As 5G adoption continues around the world, it will not only disrupt technology innovation, it has the potential to set new business models into motion. This will be particularly exciting, Nitin noted, once the global 5G infrastructure is large, robust and sophisticated enough to trigger the convergence of markets, such as industrial and automotive, or consumer and healthcare.

Instrumentation—Randy referenced the maxim that within ADI “instrumentation leads the way” given how early his group must prepare customers to test and measure the latest technologies. To that end, and well before 5G becomes the dominant wireless standard, Randy said his team is already getting ready for the launch of 6G. While a decade or more in the future, the technical issues associated with 6G are being fully examined today, including how to support operating frequencies of more than 100 GHz. What 100-GHz components are available today, he asked. What might ADI develop? In order to get enough scale and performance, the answer to those question might look very different than for equipment below 50 GHz.

A second disruptive trend relates to millimeter wave production tests and the fact that we anticipate certain semiconductor devices will have antennas embedded into the package – especially for mobile phones.
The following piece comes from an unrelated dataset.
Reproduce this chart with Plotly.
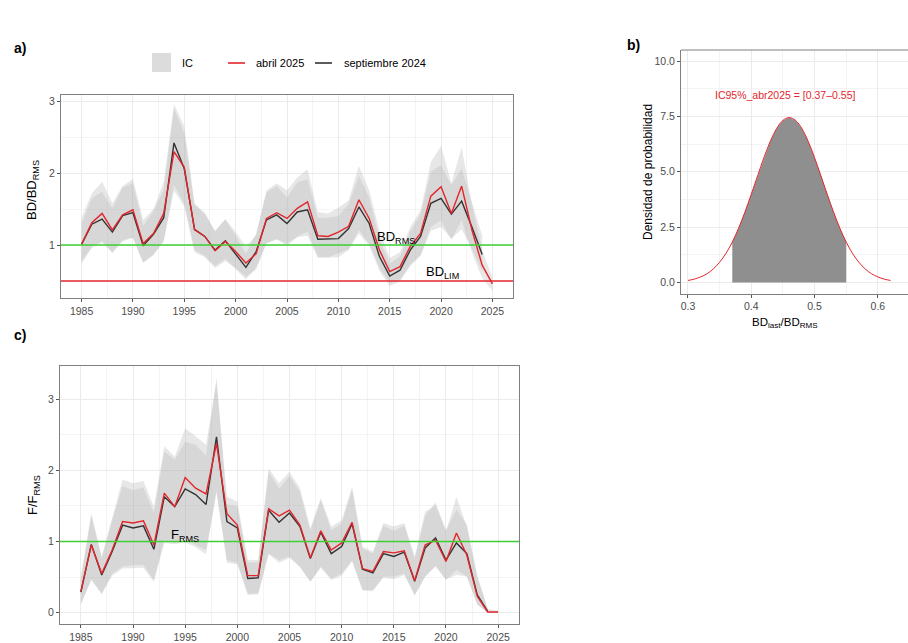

In today’s high-volume cellular space, relatively few, if any, semiconductor components are subjected to over-the-air tests. In the future, however, millions of semiconductors will be packaged with millimeter wave antennas, so how do you develop fast, accurate and cost-effective testing? This introduces a complex, multi-faceted problem that will challenge today’s test methodology, Randy said.

The insights my colleagues shared during this enlightening panel session reinforced for me how well-positioned ADI to capitalize on so many impactful technology trends. Thanks to our long-term commitment to supporting our customers, thinking and designing ahead of their needs and focusing on the core technologies that allow us to remain a leader in our field, I’m confident we’ll be catch the next wave of disruption and ride it high.